Fort Belknap had also been the base of the expedition of Captain Marcy and Lt. George B. McClellan in 1852. This was Marcy's third. The first two had originated at Fort Smith, Ark. Marcy and McClellan explored the Canadian River and discovered the headwaters of the Red River, the last segment of the southern Plains to be explored.
Marcy returned to Fort Belknap in 1854 to help Indian Agent Robert S. Neighbors survey and establish two Indian reservations. The State authorized them in response to Neighbors' humanitarian efforts, which had begun as early as 1845 and included the negotiation of peace treaties between Indians and whites. In 1854-55 he and Marcy founded the Brazos Agency, a few miles south of Fort Belknap; and the Comanche Reservation (Comanche Reserve), 45 miles to the west, guarded by Camp Cooper. Within 3 years more than 1,100 peaceful Indians from various small tribes had settled around the Brazos Agency, but only 400 Comanches moved onto the Comanche Reservation.
Under Neighbors' tutelage the reservation Indians relinquished their nomadism and took up agriculture. Bitter area settlers, however, blamed them for depredations committed by nonreservation Indians. In July 1859, after Neighbors and Fort Belknap troops had repulsed a mob of settlers intent on murdering the reservation inhabitants, he realized the only solution was abandonment of the two reservations. A squadron of cavalry moved a caravan of Indians to a spot on the Washita River 12 miles west of the newly established Wichita Agency, Okla., protected by Fort Cobb. Upon his return, Neighbors was assassinated by a disgruntled settler in the town of Belknap, founded in 1856 near the fort. Between 1858 and 1861 Belknap was a station on the Butterfield Overland Mail.

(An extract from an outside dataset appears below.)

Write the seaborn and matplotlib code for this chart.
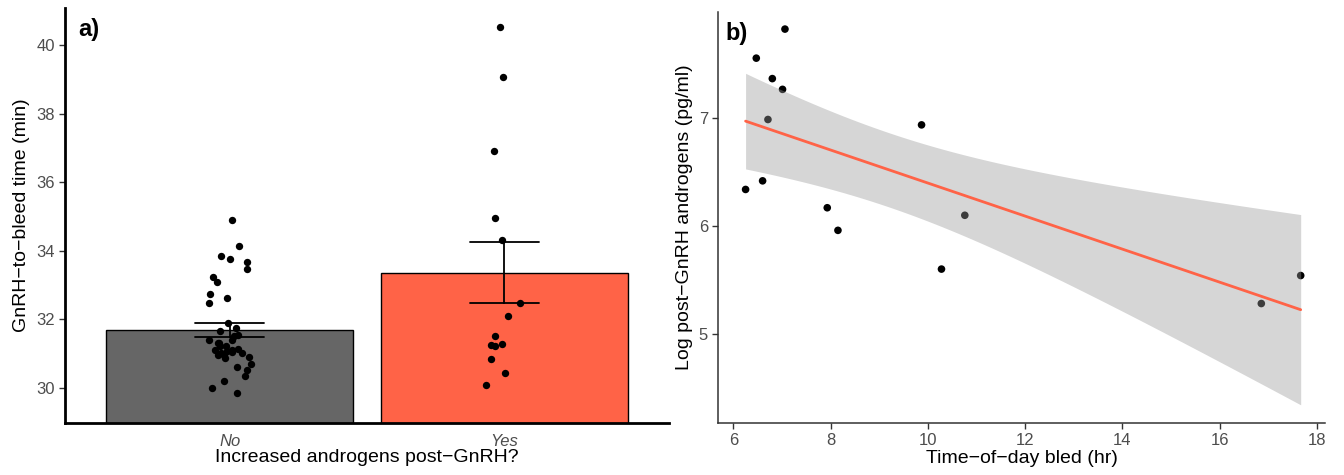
import numpy as np
import pandas as pd
import matplotlib
matplotlib.use("Agg")
import matplotlib.pyplot as plt
import seaborn as sns

# ---------------- data ----------------
# Panel a: GnRH-to-bleed time (min) by group
time_no = [34.90, 34.15, 33.85, 33.75, 33.68, 33.46, 33.25, 33.09, 32.74, 32.63,
           32.49, 31.89, 31.75, 31.66, 31.56, 31.51, 31.39, 31.39, 31.32, 31.23,
           31.23, 31.15, 31.09, 31.11, 31.05, 31.01, 31.01, 30.95, 30.88, 30.89,
           30.70, 30.60, 30.53, 30.35, 30.20, 30.01, 29.86, 31.10, 30.95, 31.30]
time_yes = [40.53, 39.07, 36.91, 34.95, 34.33, 32.48, 32.11, 31.52, 31.23, 31.29,
            31.26, 30.85, 30.44, 30.09]
group_labels = ["No", "Yes"]
bar_colors = ["#666666", "#FF6347"]

# Panel b: time of day bled vs log post-GnRH androgens
hour_bled = [7.06, 6.47, 6.80, 7.01, 6.71, 9.87, 6.25, 6.60, 7.93, 8.15,
             10.76, 10.28, 16.86, 17.67]
log_andro = [7.83, 7.56, 7.37, 7.27, 6.99, 6.94, 6.34, 6.42, 6.17, 5.96,
             6.10, 5.60, 5.28, 5.54]

# ---------------- style ----------------
sns.set_style("white")
plt.rcParams["font.family"] = ["Liberation Sans", "DejaVu Sans"]
tick_col = "#4D4D4D"

fig = plt.figure(figsize=(13.44, 4.75), dpi=100)
axa = fig.add_axes([0.0484, 0.1095, 0.4494, 0.8735])
axb = fig.add_axes([0.5345, 0.1095, 0.4510, 0.8655])

# ---------------- panel a ----------------
dfa = pd.DataFrame({
    "group": [group_labels[0]] * len(time_no) + [group_labels[1]] * len(time_yes),
    "time": time_no + time_yes,
})
sns.barplot(data=dfa, x="group", y="time", hue="group", order=group_labels,
            palette=dict(zip(group_labels, bar_colors)), saturation=1,
            errorbar="se", capsize=0.25, width=0.9, edgecolor="black",
            linewidth=1.0, err_kws={"color": "black", "linewidth": 1.3},
            legend=False, ax=axa, zorder=1)
np.random.seed(3)
sns.stripplot(data=dfa, x="group", y="time", order=group_labels, color="black",
              jitter=0.08, size=5.3, ax=axa, zorder=3)
axa.set_xlim(-0.6, 1.6)
axa.set_ylim(28.98, 41.08)
axa.set_yticks([30, 32, 34, 36, 38, 40])
axa.set_xticks([0, 1])
axa.set_xticklabels(group_labels, style="italic")
axa.set_xlabel("Increased androgens post\u2212GnRH?", fontsize=14, color="black", labelpad=0)
axa.set_ylabel("GnRH\u2212to\u2212bleed time (min)", fontsize=14, color="black")
axa.tick_params(axis="y", length=4, width=1, color="#333333", labelcolor=tick_col,
                labelsize=12, direction="out", left=True)
axa.tick_params(axis="x", length=0, labelcolor=tick_col, labelsize=12, pad=8)
for s in ["top", "right"]:
    axa.spines[s].set_visible(False)
for s in ["left", "bottom"]:
    axa.spines[s].set_color("black")
    axa.spines[s].set_linewidth(2)
axa.text(0.022, 0.975, "a)", transform=axa.transAxes, fontsize=17, color="black",
         fontweight="bold", va="top", ha="left")

# ---------------- panel b ----------------
dfb = pd.DataFrame({"hour": hour_bled, "andro": log_andro})
sns.scatterplot(data=dfb, x="hour", y="andro", color="black", s=30,
                edgecolor="none", ax=axb, zorder=1)

# linear fit with analytic 95% confidence band
xv = np.asarray(hour_bled)
yv = np.asarray(log_andro)
n = len(xv)
slope, intercept = np.polyfit(xv, yv, 1)
grid = np.linspace(xv.min(), xv.max(), 80)
pred = intercept + slope * grid
resid = yv - (intercept + slope * xv)
s_err = np.sqrt(np.sum(resid ** 2) / (n - 2))
sxx = np.sum((xv - xv.mean()) ** 2)
se_fit = s_err * np.sqrt(1.0 / n + (grid - xv.mean()) ** 2 / sxx)
t_crit = 2.1788  # t(0.975, df=12)
axb.fill_between(grid, pred - t_crit * se_fit, pred + t_crit * se_fit,
                 color="#999999", alpha=0.4, linewidth=0, zorder=2)
sns.lineplot(x=grid, y=pred, color="#FF6347", linewidth=2.0, ax=axb, zorder=3)

axb.set_xlim(5.69, 18.16)
axb.set_ylim(4.17, 7.99)
axb.set_xticks([6, 8, 10, 12, 14, 16, 18])
axb.set_yticks([5, 6, 7])
axb.set_xlabel("Time\u2212of\u2212day bled (hr)", fontsize=14, color="black", labelpad=1)
axb.set_ylabel("Log post\u2212GnRH androgens (pg/ml)", fontsize=14, color="black")
axb.tick_params(axis="both", length=4, width=1, color="#333333", labelcolor=tick_col,
                labelsize=12, direction="out", left=True, bottom=True)
for s in ["top", "right"]:
    axb.spines[s].set_visible(False)
for s in ["left", "bottom"]:
    axb.spines[s].set_color("#333333")
    axb.spines[s].set_linewidth(1.1)
axb.text(0.012, 0.975, "b)", transform=axb.transAxes, fontsize=17, color="black",
         fontweight="bold", va="top", ha="left")

fig.savefig("out.png", dpi=100)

Meantime, in 1859, because of lack of water, a problem that in 1851 had necessitated a 2-mile move downriver from the original location, Federal troops had abandoned Fort Belknap and transferred to Camp Cooper. During the Civil War, Confederates of the Texas Frontier Regiment used it for a base against hostile Indians and for the protection of settlers, but the inexperienced troops could not stop Indian raids. For a short time in 1867, U.S. troops returned to the fort and even began to restore its buildings, but abandoned it because of the poor water supply and because the frontier had moved westward. Forts Richardson, to the northeast, and Griffin, to the southwest, replaced Belknap in the frontier defense system. Detachments were occasionally stationed there to watch over the mail road or to control Indian uprisings, but after the subjugation of the southern Plains tribes in the Red River War (1874-75) the fort fell into ruins and settlers dismantled it.
In 1936 the State of Texas, using supplemental Federal funds, began to restore the fort. At that time only the magazine and part of the cornhouse were standing. The State restored these structures and reconstructed the commissary, a kitchen, two two-story barracks, and the well. All of these are on the original foundations except the kitchen, constructed between the barracks. The buildings are of stone construction and have shingled roofs. The 20-acre site is a county park. The Fort Belknap Society administers museums in the commissary and cornhouse; and, jointly with Texas Wesleyan College, the Fort Belknap Archives of Western America, located in one of the barracks. In the town of Belknap is a monument to Indian Agent Neighbors.